Zoning change requested from industrial to R-40; clean-up begun at the property
PORTSMOUTH — The Planning Board has recommended rezoning the former Albin Yachts land to allow 20 luxury condominiums to be built on the industrial site.
With that approval, the property owner’s request for rezoning will go to a public hearing and a final decision by the Town Council.
The former Albin Yachts manufacturing plant sits on 36 acres, zoned heavy industrial, on West Shore Road, abutting the private luxury neighborhood Carnegie Heights, and extends nearly to Narragansett Bay. The land was bought last May for $13.7 million by Conlan Rhode Island Acquisitions, LLC, whose sole owner is Gerald M. Conlan. Mr. Conlan’s own luxury house is located in Carnegie Heights directly behind the Albin plant.
Woodmeister Master Builders, Inc., a construction company hired by Mr. Conlan, has submitted conceptual plans showing that they’d like to build a development similar to the Carnegie Heights and Harbor areas. The plan shows 20 single-family buildings on 40,000 square-foot lots, with private roads as access through the development.
The developer has asked to rezone the land to R-40 to accommodate those buildings. Under heavy-industrial zoning, each lot would be required to have 200 feet of road frontage. That would greatly restrict the number of houses the developer could build so he is seeking a rezoning to residential standards.
Glenn Russell Jr., planning board executive secretary, said the board decided to recommend the zoning change to make it “compatible with the surrounding area.”
To the south and southwest of the Albin land is the Carnegie Abbey Club and high-end neighborhoods. From the Albin land to the east and to the north, at the end of West Shore Road where it intersects with Baker Road, it’s all residential properties, with larger individual tracts off West Shore Road and a clustered waterfront neighborhood on Baker Road.
Twenty lots is not the maximum number that could be carved out of the Albin land if it were rezoned to R-40, according to Mr. Russell.
“Even at R-40 they could have put 16 more units in there,” Mr. Russell said, “if they had tried to cookie-cutter it and maximize the area.”
The developer plans to leave some land as open space — some that would double as a leaching field for a community septic system, and some of the woods that covered a significant portion of the land. Woodmeister has already cleared some land.
Several abutters have protested clearing the woods, which they say is filled with wildlife. These same neighbors said that when trees were cut down to make way for the Carnegie developments, they saw animals fleeing the area.
In return for a special-use permit to make the property a condominium development, the Planning Board said the developer must provide affordable housing comparable to ten percent of whatever is built on the Albin land. The board said the affordable units (two if 20 units go up on Albin) can be built on another site.

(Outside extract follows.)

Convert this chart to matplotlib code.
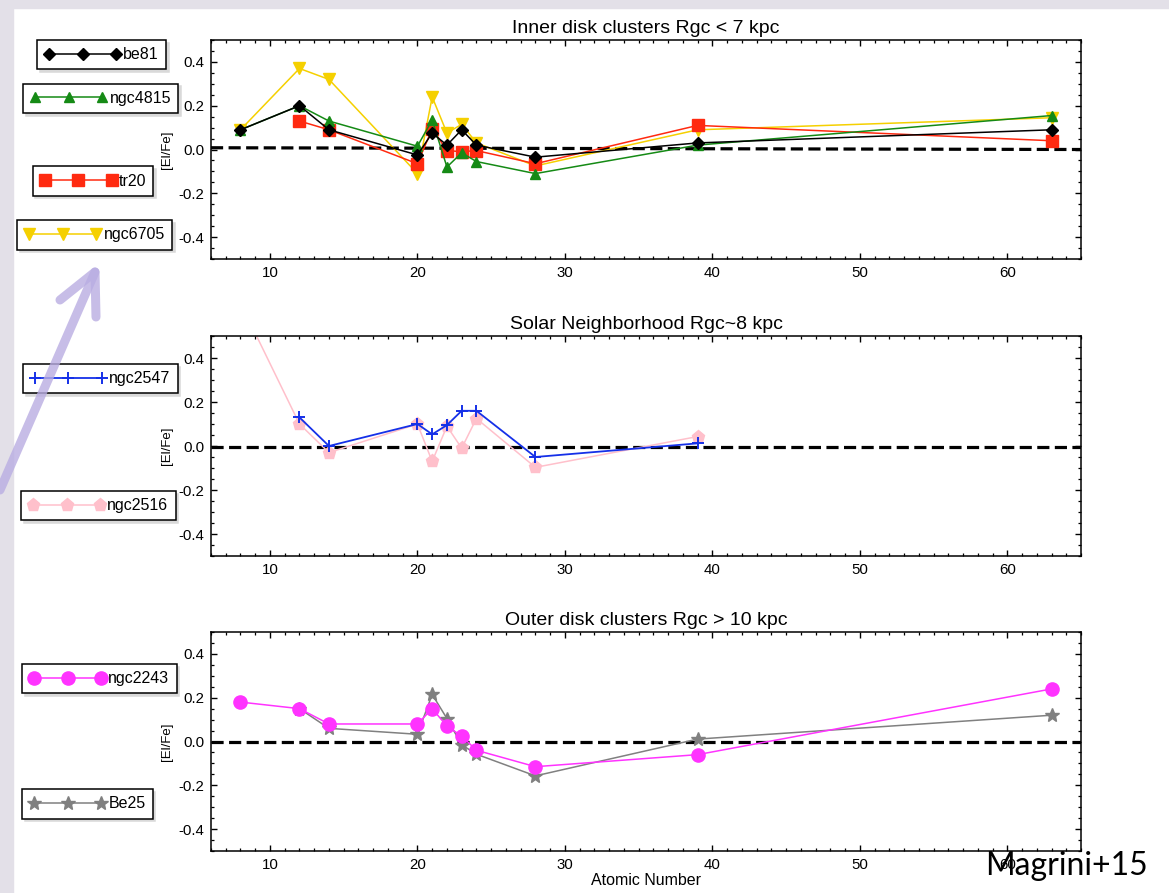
import numpy as np
import matplotlib
matplotlib.use('Agg')
import matplotlib.pyplot as plt
from matplotlib.ticker import MultipleLocator, FormatStrFormatter
from matplotlib.lines import Line2D
from matplotlib.patches import Rectangle

plt.rcParams['font.family'] = ['Liberation Sans', 'DejaVu Sans']
plt.rcParams['axes.unicode_minus'] = False

# inner disk clusters
be81_z = [8, 12, 14, 20, 21, 22, 23, 24, 28, 39, 63]
be81 = [0.09, 0.20, 0.09, -0.025, 0.075, 0.02, 0.09, 0.02, -0.035, 0.03, 0.09]
ngc4815_z = [8, 12, 14, 20, 21, 22, 23, 24, 28, 39, 63]
ngc4815 = [0.09, 0.20, 0.13, 0.015, 0.135, -0.08, -0.015, -0.055, -0.11, 0.02, 0.155]
tr20_z = [12, 14, 20, 21, 22, 23, 24, 28, 39, 63]
tr20 = [0.13, 0.09, -0.065, 0.095, -0.005, -0.01, -0.005, -0.065, 0.11, 0.04]
ngc6705_z = [8, 12, 14, 20, 21, 22, 23, 24, 28, 39, 63]
ngc6705 = [0.09, 0.37, 0.32, -0.11, 0.24, 0.075, 0.115, 0.03, -0.075, 0.09, 0.145]

# solar neighborhood
ngc2547_z = [12, 14, 20, 21, 22, 23, 24, 28, 39]
ngc2547 = [0.13, 0.0, 0.10, 0.053, 0.095, 0.16, 0.16, -0.05, 0.012]
ngc2516_z = [8, 12, 14, 20, 21, 22, 23, 24, 28, 39]
ngc2516 = [0.65, 0.10, -0.03, 0.10, -0.07, 0.09, -0.01, 0.125, -0.097, 0.043]

# outer disk clusters
ngc2243_z = [8, 12, 14, 20, 21, 22, 23, 24, 28, 39, 63]
ngc2243 = [0.18, 0.15, 0.08, 0.08, 0.15, 0.07, 0.025, -0.04, -0.115, -0.06, 0.24]
be25_z = [12, 14, 20, 21, 22, 23, 24, 28, 39, 63]
be25 = [0.15, 0.06, 0.033, 0.215, 0.105, -0.015, -0.058, -0.157, 0.011, 0.12]

# dashed reference lines (ends)
ref_x = [6, 65]
ref_top = [0.008, 0.0]
ref_mid = [-0.005, -0.005]
ref_bot = [0.0, 0.0]

titles = ['Inner disk clusters Rgc < 7 kpc', 'Solar Neighborhood Rgc~8 kpc',
          'Outer disk clusters Rgc > 10 kpc']

W, H = 1169, 893
fig = plt.figure(figsize=(W / 100, H / 100), dpi=100)

# slide background strips
bg = '#e3e0e8'
fig.add_artist(Rectangle((0, 0), 13 / W, 1, transform=fig.transFigure, color=bg, zorder=0))
fig.add_artist(Rectangle((0, 1 - 8 / H), 1, 8 / H, transform=fig.transFigure, color=bg, zorder=0))

def px(x, y):
    return x / W, 1 - y / H

left, right = 211, 1081
panels = [(40, 259), (336, 556), (632, 851)]
axes = []
for (top, bot) in panels:
    ax = fig.add_axes([left / W, (H - bot) / H, (right - left) / W, (bot - top) / H])
    ax.set_xlim(6, 65)
    ax.set_ylim(-0.5, 0.5)
    ax.xaxis.set_major_locator(MultipleLocator(10))
    ax.xaxis.set_minor_locator(MultipleLocator(1))
    ax.yaxis.set_major_locator(MultipleLocator(0.2))
    ax.yaxis.set_minor_locator(MultipleLocator(0.05))
    ax.yaxis.set_major_formatter(FormatStrFormatter('%.1f'))
    ax.tick_params(which='both', direction='in', top=True, right=True, labelsize=10.8, pad=5)
    ax.tick_params(which='major', length=4.3, width=1)
    ax.tick_params(which='minor', length=2.2, width=0.9)
    for s in ax.spines.values():
        s.set_linewidth(1.1)
    ax.set_ylabel('[El/Fe]', fontsize=9.5)
    ax.yaxis.set_label_coords(-0.044, 0.5)
    axes.append(ax)

lw = 1.1
ax1, ax2, ax3 = axes
ax1.set_title(titles[0], fontsize=14, pad=5)
ax1.plot(ref_x, ref_top, color='black', lw=2.3, dashes=(3.8, 1.7), zorder=1)
l_6705, = ax1.plot(ngc6705_z, ngc6705, color='#f5d000', lw=lw, marker='v', ms=8, label='ngc6705')
l_tr20, = ax1.plot(tr20_z, tr20, color='#ff2a10', lw=lw, marker='s', ms=8.5, label='tr20')
l_4815, = ax1.plot(ngc4815_z, ngc4815, color='#158a15', lw=lw, marker='^', ms=7.5, label='ngc4815')
l_be81, = ax1.plot(be81_z, be81, color='black', lw=lw, marker='D', ms=6.5, label='be81')

ax2.set_title(titles[1], fontsize=14, pad=5)
ax2.plot(ref_x, ref_mid, color='black', lw=2.3, dashes=(3.8, 1.7), zorder=1)
l_2516, = ax2.plot(ngc2516_z, ngc2516, color='#ffc0cb', lw=lw, marker='p', ms=9.5, label='ngc2516')
l_2547, = ax2.plot(ngc2547_z, ngc2547, color='#1530e8', lw=1.3, marker='+', ms=9, mew=1.4, label='ngc2547')

ax3.set_title(titles[2], fontsize=14, pad=5)
ax3.plot(ref_x, ref_bot, color='black', lw=2.3, dashes=(3.8, 1.7), zorder=1)
l_be25, = ax3.plot(be25_z, be25, color='#808080', lw=lw, marker='*', ms=10, label='Be25')
l_2243, = ax3.plot(ngc2243_z, ngc2243, color='#ff33ff', lw=lw, marker='o', ms=9.5, label='ngc2243')
ax3.set_xlabel('Atomic Number', fontsize=11.5, labelpad=1)

# legend boxes on the left, one per cluster
boxes = [(l_be81, 101.7, 54.7), (l_4815, 100.7, 98.3), (l_tr20, 93, 181), (l_6705, 94.7, 235),
         (l_2547, 100.3, 378.7), (l_2516, 98.3, 505.8), (l_2243, 99.3, 678.7), (l_be25, 87.3, 804)]
for h, cx, cy in boxes:
    leg = fig.legend(handles=[h], loc='center', bbox_to_anchor=px(cx, cy), numpoints=3,
                     handlelength=4.8, handletextpad=0.15, borderpad=0.45, fontsize=11.5,
                     fancybox=False, edgecolor='black', framealpha=1,
                     shadow={'color': '0.85', 'alpha': 1})
    leg.get_frame().set_linewidth(1.1)

# purple arrow
ac = '#b9ade2'
shaft = [(0, 490), (95, 272)]
arm1 = [(60, 300), (95, 272), (96, 317)]
for seg in (shaft, arm1):
    xs = [px(x, y)[0] for x, y in seg]
    ys = [px(x, y)[1] for x, y in seg]
    fig.add_artist(Line2D(xs, ys, transform=fig.transFigure, color=ac, lw=6.5,
                          alpha=0.8, solid_capstyle='round', solid_joinstyle='round', zorder=20))

fig.text(*px(985, 875), 'Magrini+15', fontsize=23, family=['Lato', 'DejaVu Sans'],
         va='baseline', ha='left', zorder=30)

fig.savefig('out.png', dpi=100)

No approval has been given to the preliminary plans at this point. Since the developer seeks the special-use permit to create a condominium development, plans will now be reviewed by the Zoning Board of Review.
Albin Yachts clears out for luxury houses
The last vestiges of a boat-building era are being removed in phases from the former Albin Yachts land to make way for luxury houses.
Woodmeister Master Builders was contracted by the property owner, Conlan Rhode Island Acquisitions, LLC, to have the former Albin Yachts facility at 226 West Shore Road cleaned up to prepare plans for luxury houses on roughly one-acre lots.
Last November, Dan Paquette, Woodmeister Master Builders director of development, explained what the company has remove of the boat-building materials left behind, and what is envisioned for the property.
When Albin closed its plant late in 2007, fiberglass boat molds were piled around the property. Trash and metal debris had partially sunken into the dirt. Several half-built Albins, designated for people who had already paid, were marooned by laid off workers.
One of the first steps taken by Woodmeister was to haul away the trash and fiberglass boat molds, in some cases, having to first dig the materials out.
Then most of the parking lot was torn up. Mr. Paquette said the company had heard that neighbors have trouble with stormwater runoff from the property. They wanted to “start out on the right foot with neighbors,” he, and hoped this would alleviate the problem.
“It was kind of like a junkyard before,” said Wayne Costa, who had worked as Albin’s site manager for seven years and now performs the same work for Woodmeister. “Now you can see the potential.”
The 146,000 square-foot Albin building will also go, according to Woodmeister. But there are still a few companies that have leased space there until July.
Mr. Paquette said that the company intends to recycle all possible materials. Asphalt and concrete will be ground up and used as fill or as a base for the development’s private roads. Woodmeister is also considering geothermal systems to produce heat, as well as wind and solar energy.
Woodmeister’s plan is to put 20 luxury houses on the 36-acres.
“It’s a seacoast farm setting we’re trying to create,” Mr. Paquette said. “Very Carnegie-like,” he said.
When asked if it will be difficult to market similar properties so close to each other, Mr. Paquette said, “The fact that (Carnegie Abbey) has a proven and demonstrated market is great for us.”
Mr. Paquette said the company plans to include some amenities in the development, though he didn’t specify. The plan shows no such amenities at this point.